Thirty years after his death at the San Marino Grand Prix, Ayrton Senna is still adored in Formula One, a sport his fatal accident reshaped.
The 34-year-old Brazilian was leading at Imola on May 1, 1994, when he went off the track at the Tamburello curve and smashed into a concrete wall. It was the second death of the weekend.
Since then, only one driver, Frenchman Jules Bianchi in Japan in 2015, has died in a Formula One crash. In the 2013 film “1: Life on the Limit”, British journalist Maurice Hamilton observed that Ayrton Senna’s death “was broadcast into the living rooms of millions of people who didn’t know much about motorsport but knew who he was and wanted to know who the culprit was”.

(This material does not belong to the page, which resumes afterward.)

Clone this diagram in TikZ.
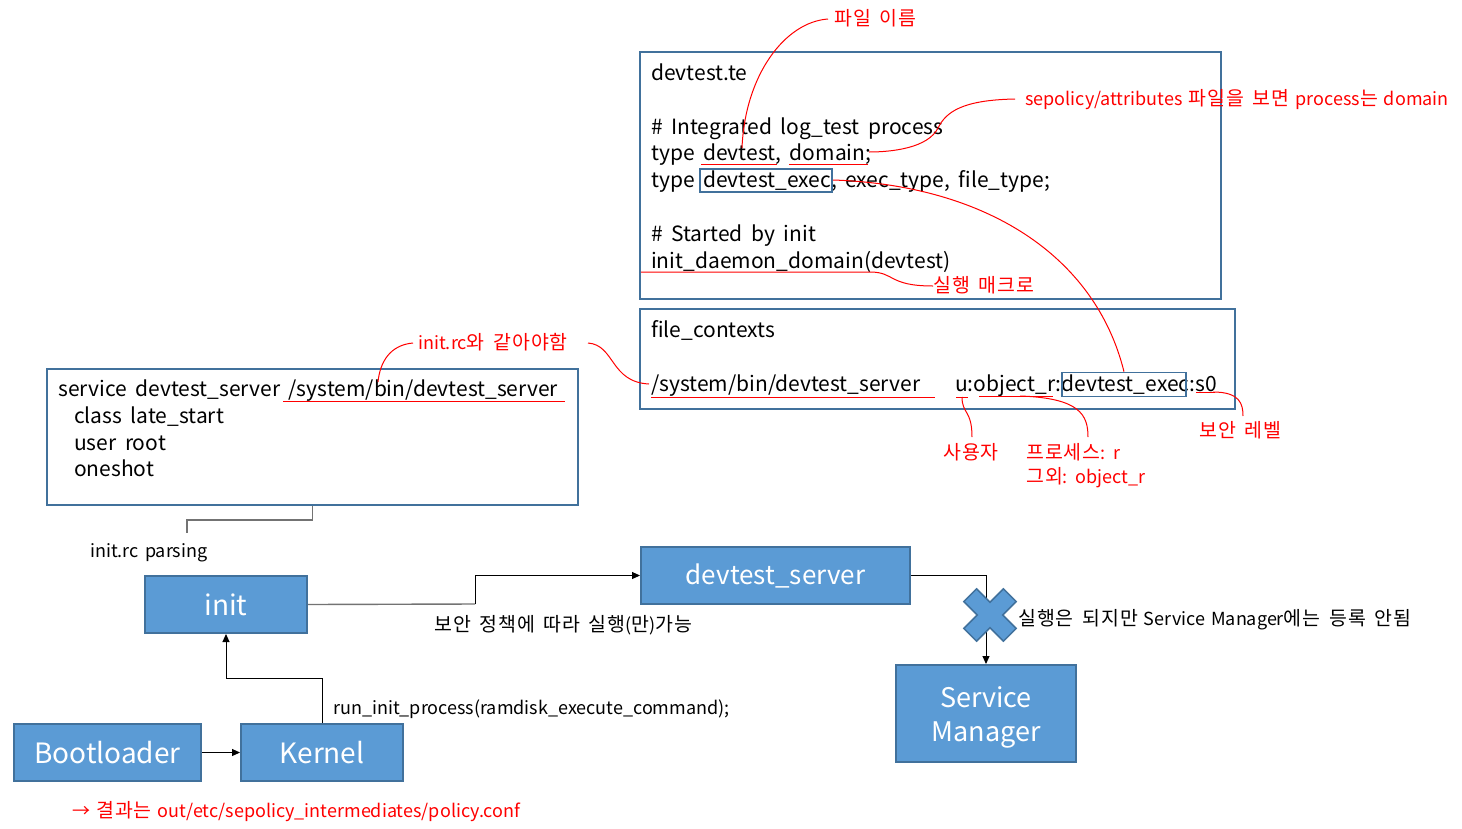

Investigations into Senna’s death laid the blame for the crash on the steering column on his Williams. In the collision, the right front tyre tore off and flew into his head. A suspension arm also pierced his helmet.
The day before, in qualifying, Austrian driver Roland Ratzenberger had died in a crash. Senna commandeered a course car to rush to the scene. Formula One’s doctor, Sid Watkins, wrote later in his book ‘Life at the Limit’ that he told the distraught Senna: “Ayrton, why don’t you withdraw from racing tomorrow.”
“In fact, why don’t you give it up altogether? What else do you need to do? You have been world champion three times, you are obviously the quickest driver. Give it up and let’s go fishing.”
Watkins wrote that Senna replied: “Sid, there are certain things over which we have no control. I cannot quit, I have to go on.”
Senna had already hurried to a stricken driver the previous day when his young compatriot Rubens Barrichello crashed. Watkins prevented the driver choking on his own tongue. “Three big crashes,” said Frederic Vasseur, now Ferrari team boss. “I think that shocked F1.”
“I don’t know if it was a trigger, but I think it’s true that it’s often when there’s an accident that we change. After Jules, we made the halo, for example,” he said, alluding to the hoop above the cockpit that now protects drivers’ heads.
While Formula One had already begun to pay more attention to safety, thanks to the initiative of drivers such as three-time world champion Jackie Stewart, Senna’s death prompted renewed efforts to improve cars, equipment and circuits.

‘It wasn’t easy’
Senna’s fierce rival and sometime teammate Alain Prost remains inextricably linked with the Brazilian. The Frenchman had retired as a driver at the end of the previous season with a final world championship title and became a broadcaster.
He said he got to know Senna in that period. “I keep the last six months in mind,” Prost told Motorsport.com in 2018. “That’s when I knew Ayrton much more than ever before.
“I understood who he was and why he was acting sometimes.”
When Senna crashed, Michael Schumacher, in his third season, was just a few metres behind.
In 2000, when asked about his feelings after equalling Senna’s then record of 41 Grand Prix victories, the German broke down in tears. Lewis Hamilton also has emotional memories of the fateful day. He said that, aged nine, he was helping his father Anthony repair his kart at a British junior race meeting.
“Someone told him that Ayrton had died,” Hamilton recalled at Imola in 2020. “And I remember I had to walk away from my dad because he would never let me cry in front of him so I had to go to a different place. It wasn’t easy.
“I remember trying to channel that sadness into my driving and I think I won that weekend, but the following weeks were very tough.”